Sunday, November 25, 2012

My attempt at bending wood

I decided to try bending wood.  So, I got a piece of maple.  It is a 1 by 2, so it is 3/4 inch by 1 1/12 inch.  I cut a piece about 10 inches or so.  Then I soaked it in water for a week. 
 
Then I built my form.  I want to bend it into a good shape for spoons.  Here is my set up (ignore the bent piece of wood at the top for now).  
 

That is just three pieces of plywood cut to shape and screwed together.  There are 4 screws on the other side.

After the wood soaked for a week, I microwaved it for 2 1/2 minutes.  Then I clamped it on to the form.  It is fun watching a piece of maple bend.

I left it to cool and dry for a week.  Here is the result:




The top two photos show the cracking on the back of the bend.  I don't know what to do to prevent that.  The wood was very waterlogged and very hot, so it has to be a problem with the wood just being too thick.  The good news is that the cracking only extends down less than a 1/4 inch, so I could still use the piece for a spoon.  I think.

The bottom photo shows the crack at the top of the piece.  This happened because I didn't have a piece of wood between the clamp on the top and the wood.  If I did, it would prevent that crack and the circular impression from the clamp that you can see in the second photo of the post.

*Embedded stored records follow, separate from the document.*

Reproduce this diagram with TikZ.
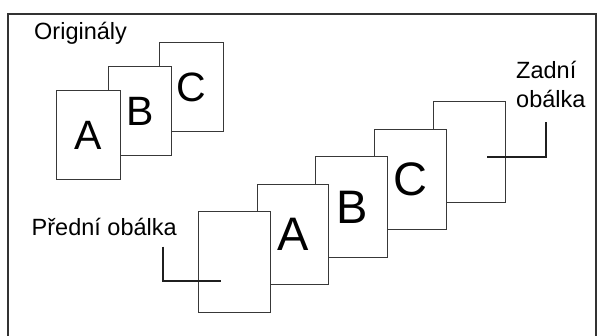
\documentclass[tikz,border=0pt]{standalone}
\usepackage{fontspec}
\setmainfont{Liberation Sans}

\tikzset{
  page/.style={rectangle,draw=black!78,line width=1pt,fill=white,inner sep=0pt,outer sep=0pt},
  origpage/.style={page,minimum width=63.5pt,minimum height=89pt,font=\fontsize{41}{41}\selectfont},
  copypage/.style={page,minimum width=71.7pt,minimum height=100.8pt,font=\fontsize{47}{47}\selectfont},
  textlbl/.style={inner sep=0pt,font=\fontsize{23.5}{29.4}\selectfont,align=left},
  leader/.style={draw=black!88,line width=2pt},
}

\begin{document}
\begin{tikzpicture}[x=1pt,y=-1pt]
  \useasboundingbox (0,0) rectangle (597,336);
  % ramecek
  \draw[draw=black!80,line width=2pt] (8.3,340) -- (8.3,13.8) -- (596,13.8) -- (596,340);
  % originaly A, B, C
  \node[textlbl,anchor=base west] (origlbl) at (34,40) {Originály};
  \node[origpage] (origC) at (191.7,87.2) {C};
  \node[origpage] (origB) at (140,111.2) {B};
  \node[origpage] (origA) at (88.3,135.3) {A};
  % kopie s obalkami
  \node[copypage] (back) at (469.4,152) {};
  \node[copypage] (copyC) at (410.6,179.5) {C};
  \node[copypage] (copyB) at (351.8,207) {B};
  \node[copypage] (copyA) at (293,234.5) {A};
  \node[copypage] (front) at (234.2,262) {};
  % popisky
  \node[textlbl,anchor=base west] (frontlbl) at (31.5,236) {Přední obálka};
  \node[textlbl,anchor=base west] (backlbl) at (516,107.7) {Zadní\\obálka};
  \coordinate (fronttop) at (163.3,246.7);
  \coordinate (frontend) at (220.7,281);
  \draw[leader] (fronttop) |- (frontend);
  \coordinate (backend) at (487.3,156.7);
  \coordinate (backtop) at (545.7,121.7);
  \draw[leader] (backend) -| (backtop);
\end{tikzpicture}
\end{document}
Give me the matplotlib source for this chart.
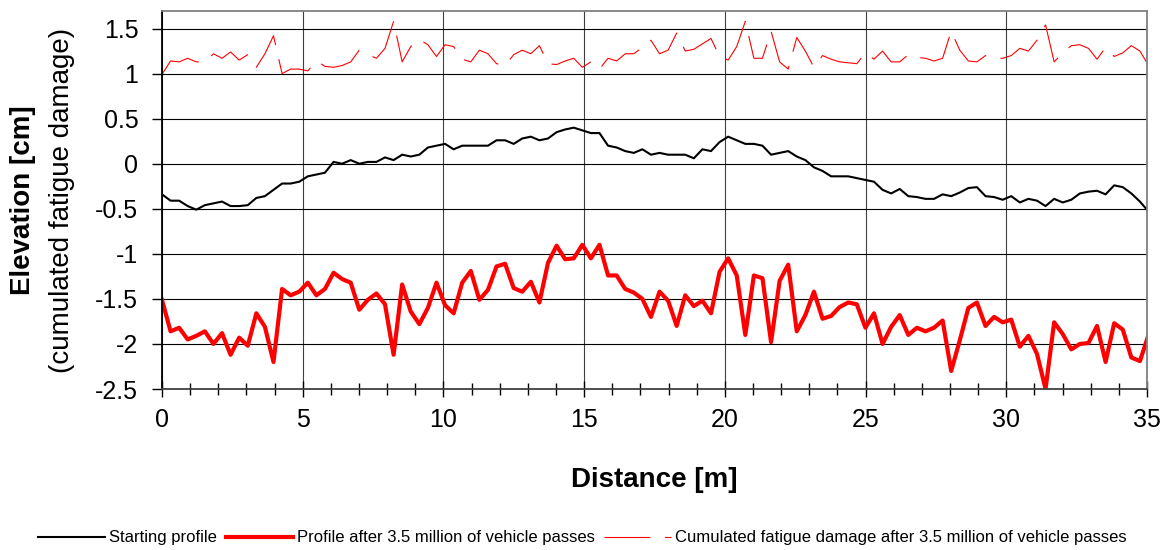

So, I will definitely try this again.  Next time I will put some scrap wood between the wood and the clamps to prevent marking and to distribute the pressure more evenly.  And when I do, I will post photos of it here. 

Saturday, November 17, 2012

a couple of butter spreaders



After Laughter posted pictures of butter spreaders, I got obsessed with them.  Here are the first that I am willing to share publicly.  The small one on top is maple.  The larger one on the bottom is sycamore from my back yard.  The grain on that it gorgeous, so I had to show you both sides.

As for Laughter's thoughts about creating, let me say that his 3-part division of hobbies is brilliant.  He needs to explain it more, the way he explained it to me a little while ago.

Thursday, November 15, 2012

Creation, Experience, and Consumption

I think a fair bit about how I spend my discretionary time. Mostly, it is with some measure of despair and self-loathing, as I fear that time could be better spent. It is after all, the only truly finite resource we have. So, these things we call hobbies take a greater importance in the whole of our lives than the word usually calls to mind. It may seem silly to make kitchen utensils, when it consumes so much of a precious resource and leaves so little to show. But, I think it fills a place that needs to be filled for every person. The need to create. To organize or shape something into something new, different, useful, beautiful. That divine urge is in us all, and squelching it, or belittling it, kills something divine within us. How much easier it seems to have a hobby that is consumptive. The world does not belittle the person whose hobby is shopping or collecting. Somehow, acquiring the fruits of others' creation is  a normal, reasonable, rational thing to do. But why waste and wear out your life pursuing more when more will not satisfy? Try this, if you have not already. Make something. Then give it away. Paper airplane for a kid. Paper hat for a kid. A hot pad. A quilt. A spoon. It is not just fun- you are doing something that you were born to do. You are creating. Be a creator.